C'est le deuxième sentiment que donne Post Self : celui d'un besoin de fuir, loin, mentalement, dans un univers créé pour soi. Godflesh, enfin, se souvient sur cet album qu'il n'est pas ce groupe uniquement athlétique, rythmique, tel qu'on aime le présenter. Qu'il est fondamentalement humain, prenant le parti de l'homme vivant au sein des machines. Un homme qui n'en peut plus d'elles, s'en va petit à petit, dans des compositions ayant des saveurs intimes. Peu importe que l'on pense ici à Jesu, qu'on ait ses idées fugaces de Isis et Blut Aus Nord comme élèves de ce maître-ci (« MoRTality Sorrow », hein ?) : Godflesh quitte tout cela, et nous emmène avec lui, dans son monde au bleu glacé et distant, la figure assombri d'un ange comme énigme. [Urgent] : « Moi corrompu cherche salut, appelez dès ce message reçu, prêt à partir au plus vite, vêtements et corps laissés à l'entrée. »
En attendant, on se martèle. On subit comme Godflesh, les battements lointains ou assourdissants, les guitares se diluant, cette basse nous attachant à la terre, pris dans cet entre-deux qui est sa vie à lui aussi. C'est le troisième sentiment que donne Post Self : le corps est malheureusement toujours là, inoubliable bien que rendu insensible par le froid, des spirales musicales le triturant mais n'arrivant pas à le défaire. Une masse constante, commune, seul réconfort à cette impossibilité de pénétrer pleinement dans le spirituel. Car Justin Broadrick et B.C. Green n'ont jamais été des mystiques cherchant à faire du prosélytisme : ils ont toujours été des observateurs conscients, faisant de leurs instruments des monographies de leurs errances. C'est le sentiment final que donne Post Self : celui de retrouver Godflesh comme on retrouve quelqu'un à qui s'attacher. Quelqu'un qui n'a pas de réponse à donner, mais qui comprend.

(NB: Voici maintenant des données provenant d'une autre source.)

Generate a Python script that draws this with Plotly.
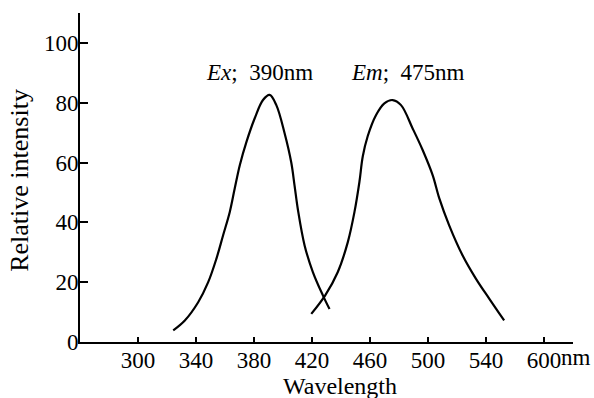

Mesdames et messieurs du jury de l'Industrie, je vous présente mes excuses car je n'ai pas réussi à parler de cet album comme il est bon de le faire, à décrire des morceaux, à sous-peser la production, à expliciter pourquoi cette note fut choisie. C'est comme ça. Je suis incapable de parler de Godflesh tel que vous me le demandez. D'autres, cependant, l'ont fait et le feront encore. Me concernant, je pars, à la recherche du Messiah. A-dieu.